As an active facility for more than six decades, the answer is: A lot of things. What we now know, thanks to those documents declassified as part of that aforementioned Freedom of Information Act request, is that Area 51 was home to several now-familiar aircraft that were top-secret at the time, including the Lockheed A-12, the earlier Lockheed U-2, and the later Nighthawk F-117, the first operational aircraft designed using stealth technology.
In addition to these and other experimental aircraft, the base at Groom Lake really was home to technicians trying to reverse-engineer technologies from places other than the United States. These technologies just didn’t quite come from as far away as outer space. Instead, technicians at Area 51 were busily trying to reverse-engineer Soviet MiG fighter jets beginning in the 1960s and lasting throughout the Cold War. Early work on drone aircraft also appears to have been carried out at the Groom Lake facility.
What is Area 51 like today?
Though numerous documents were declassified and released to the public by the CIA, the region known as Area 51 remains a United States Air Force facility under heavy security protocols to this day. Indeed, in 2017, a crash at the site resulted in the death of a USAF pilot, though few further details were revealed, while in 2019, the same year as the Storm Area 51 Facebook event, an unidentified man drove through a security checkpoint headed for the base and was eventually shot to death by security officers and Lincoln County sheriff’s deputies.
When the CIA first acquired the land in 1955, the spot that would become known as Area 51 only covered a rectangular area of about six by 10 miles. Today, the restricted airspace above the base is some 23 by 25 miles across, while the exclusionary area on the ground has expanded to consume much of the surrounding landscape, including land formerly administered by the Bureau of Land Management.

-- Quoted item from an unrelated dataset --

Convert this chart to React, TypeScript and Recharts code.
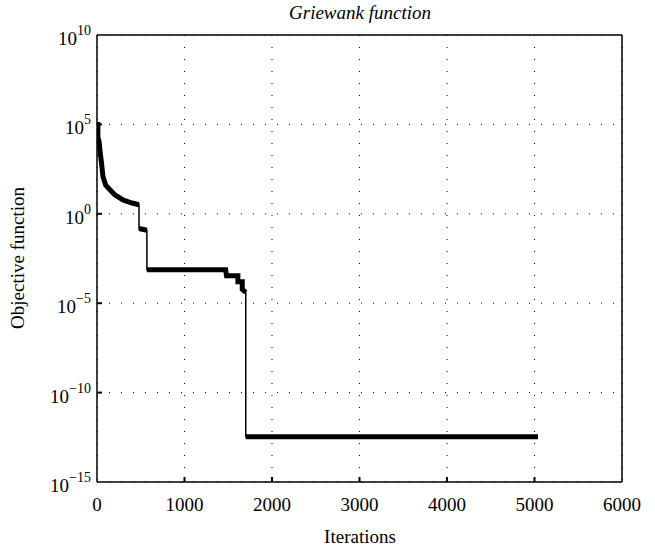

Keeping the curious out of such a large area could prove challenging, but the facility at Groom Lake is amply protected, including guards who patrol the perimeter in white pickup trucks and camouflage fatigues, known as “cammo dudes” among UFO enthusiasts who sometimes haunt the edges of the region. Aside from the guards, the base is protected by motion sensors and surveillance cameras, including ones placed beyond the borders of the base itself, to warn guards of approaching intruders, while the roads leading to and from Area 51 are monitored with security checkpoints.
So, while there’s no real way to know what’s happening at Area 51 today, we have a pretty good idea of what has taken place there over the past half-century, including a variety of experimental aircraft tests that helped to give the base its reputation among ufologists and conspiracy theorists. Who knows what the next Freedom of Information Act request will reveal?